Time to Reboot?: DMCA 2.0

57 Pages Posted: 20 Sep 2015 Last revised: 5 Nov 2015

See all articles by Donald P. Harris

Donald P. Harris

Temple University - James E. Beasley School of Law

Date Written: 2015

Abstract

Perhaps the most vexing question in copyright law today is whether Internet Service Providers (ISPs) should be liable for the infringing acts of their subscribers. While the 1998 Digital Millennium Copyright Act (DMCA) provides a number of safe harbors that effectively immunize ISPs from most liability for subscribers’ infringing conduct, a larger questions looms: Should ISPs nevertheless be responsible for preventing infringement occurring on their sites? Since the enactment of the DMCA, copyright infringement -- through BitTorrent peer-to-peer systems, video streaming, direct download cyberlockers, and other file sharing networks -- has increased at a phenomenal rate. Worldwide, hundreds of millions of Internet users seek out infringing content. The current DMCA scheme places the onus on copyright holders to root out infringement and then seek the help of ISPs through the DMCA’s notice and takedown provision. This system proved adequate for a while, but some question whether in light of the massive infringement occurring online, whether ISPs should take on a greater role in curbing infringement. As might be expected, there is no consensus.

Copyright holders argue that ISPs should accept more responsibility, demanding that ISPs monitor and filter content on their sites for infringing material. They thus seek to add ex ante obligations to ISPs’ current ex post DMCA obligations. ISPs argue no additional obligations other than those required under the DMCA are necessary. Recognizing that more empirical data is needed to accurately assess the wisdom of changing the current scheme, this article makes a case for increased ISP responsibility, requiring ISPs to take a more proactive role in preventing online infringement.

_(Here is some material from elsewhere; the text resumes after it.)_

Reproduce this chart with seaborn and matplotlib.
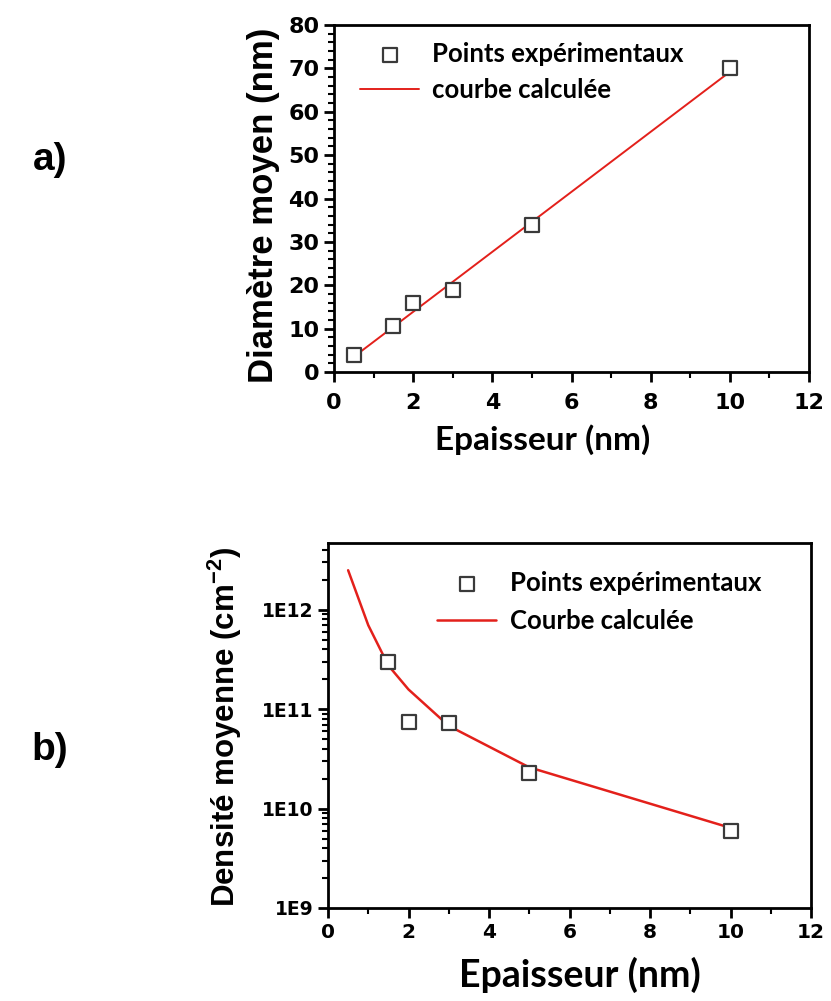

While many have lauded the DMCA and its balance, there is little question that circumstances have changed since its passage in 1998 such that the carefully crafted scheme balancing the interests of ISPs and copyright holders is no longer balanced. More particularly, the DMCA’s preventative aspect (and the copyright holders’ benefit) -- the anti-circumvention provisions -- has become all but meaningless and the grand bargain now looks like a really bad deal for copyright holders. The Article proposes recalibrating the current system by adding a new preventative aspect, i.e., layering a duty-based regime over the already existing strict liability scheme. Under the duty-based regime, ISPs will be required to shoulder part of the burden of protecting content owners by taking reasonable efforts to prevent infringement. These efforts should include, at the least, monitoring their sites using filtering technology to detect and prevent infringement. The proposal is derived from employer-employee respondeat superior liability principles in employment law, particularly in the Title VII sexual harassment context. There, liability is contingent not only upon remedial measures taken by the employer/ISP to redress harassment/infringement, but also preventative measures designed to avert harassment/infringement. This Article advocates for a similar approach in the ISP context.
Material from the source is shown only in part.